### TASK DETAILS
Retype every line from the start of the data down to and including the line with "tall_censor_s = [0.875, 0.729, 0.729, 0.486, 0.486]". Skip the pictures.
+++ DATA SECTION
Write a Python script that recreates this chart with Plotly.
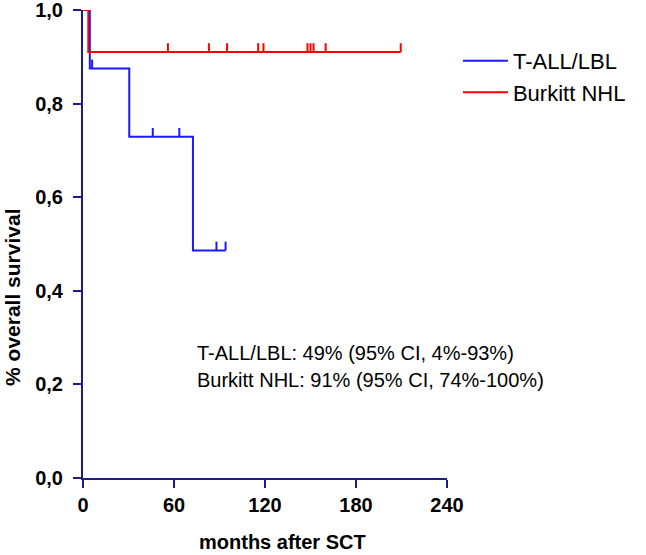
import plotly.graph_objects as go

# ---- data ----
tall_times = [0, 4.5, 30.5, 72.5, 94]
tall_surv = [1.0, 0.875, 0.729, 0.486, 0.486]
tall_censor_t = [6, 46, 63.5, 88, 94]
tall_censor_s = [0.875, 0.729, 0.729, 0.486, 0.486]

burk_times = [0, 3.5, 209.5]
burk_surv = [1.0, 0.91, 0.91]
burk_censor_t = [56, 83, 95, 115.5, 119, 148, 150, 152, 160, 209.5]
burk_censor_s = [0.91] * 10

x_ticks = [0, 60, 120, 180, 240]
y_ticks = [0.0, 0.2, 0.4, 0.6, 0.8, 1.0]
y_ticktext = ["0,0", "0,2", "0,4", "0,6", "0,8", "1,0"]

series_names = ["T-ALL/LBL", "Burkitt NHL"]
series_colors = ["#1a1aff", "#ff0000"]
stats_text = ["T-ALL/LBL: 49% (95% CI, 4%-93%)", "Burkitt NHL: 91% (95% CI, 74%-100%)"]

NAVY = "#1c1c8a"
TICK_H = 0.019


def censor_segments(ts, ss):
    xs, ys = [], []
    for t, s in zip(ts, ss):
        xs += [t, t, None]
        ys += [s, s + TICK_H, None]
    return xs, ys


fig = go.Figure()
for name, color, times, surv, ct, cs in [
    (series_names[0], series_colors[0], tall_times, tall_surv, tall_censor_t, tall_censor_s),
    (series_names[1], series_colors[1], burk_times, burk_surv, burk_censor_t, burk_censor_s),
]:
    fig.add_trace(go.Scatter(x=times, y=surv, mode="lines", name=name,
                             line=dict(color=color, width=2, shape="hv"),
                             cliponaxis=False, legendgroup=name))
    cx, cy = censor_segments(ct, cs)
    fig.add_trace(go.Scatter(x=cx, y=cy, mode="lines", showlegend=False,
                             line=dict(color=color, width=2),
                             cliponaxis=False, legendgroup=name, hoverinfo="skip"))

fig.update_layout(
    width=646, height=555,
    margin=dict(l=83, r=199, t=10, b=77, autoexpand=False),
    paper_bgcolor="white", plot_bgcolor="white",
    font=dict(family="Arial, Liberation Sans, sans-serif", color="black"),
    showlegend=True,
    legend=dict(x=1.030, y=0.936, xanchor="left", yanchor="top",
                font=dict(size=22, color="black"), bgcolor="rgba(0,0,0,0)",
                tracegroupgap=0, itemwidth=45),
    xaxis=dict(range=[0, 240], tickvals=x_ticks,
               ticktext=["<b>%d</b>" % v for v in x_ticks],
               showgrid=False, zeroline=False, showline=True, linecolor=NAVY, linewidth=2,
               ticks="outside", ticklen=8, tickwidth=2, tickcolor=NAVY,
               tickfont=dict(size=20, color="black"), ticklabelstandoff=0,
               ticklabeloverflow="allow"),
    yaxis=dict(range=[0, 1], tickvals=y_ticks,
               ticktext=["<b>%s</b>" % t for t in y_ticktext],
               showgrid=False, zeroline=False, showline=True, linecolor=NAVY, linewidth=2,
               ticks="outside", ticklen=8, tickwidth=2, tickcolor=NAVY,
               tickfont=dict(size=20, color="black"), ticklabelstandoff=6,
               ticklabeloverflow="allow"),
)

fig.add_annotation(text="<b>months after SCT</b>", xref="paper", yref="paper",
                   x=0.549, y=-0.137, xanchor="center", yanchor="middle",
                   showarrow=False, font=dict(size=20, color="black"))
fig.add_annotation(text="<b>% overall survival</b>", xref="paper", yref="paper",
                   x=-0.192, y=0.385, xanchor="center", yanchor="middle", textangle=-90,
                   showarrow=False, font=dict(size=21, color="black"))
for txt, yy in zip(stats_text, [0.267, 0.209]):
    fig.add_annotation(text=txt, xref="paper", yref="paper", x=0.308, y=yy,
                       xanchor="left", yanchor="middle", showarrow=False,
                       font=dict(size=20, color="black"))

fig.write_html("out.html", config={"displayModeBar": False},
               post_script="document.body.style.margin='0';")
++++++
### CORRECT ANSWER
Write a Python script that recreates this chart with Plotly.
import plotly.graph_objects as go

# ---- data ----
tall_times = [0, 4.5, 30.5, 72.5, 94]
tall_surv = [1.0, 0.875, 0.729, 0.486, 0.486]
tall_censor_t = [6, 46, 63.5, 88, 94]
tall_censor_s = [0.875, 0.729, 0.729, 0.486, 0.486]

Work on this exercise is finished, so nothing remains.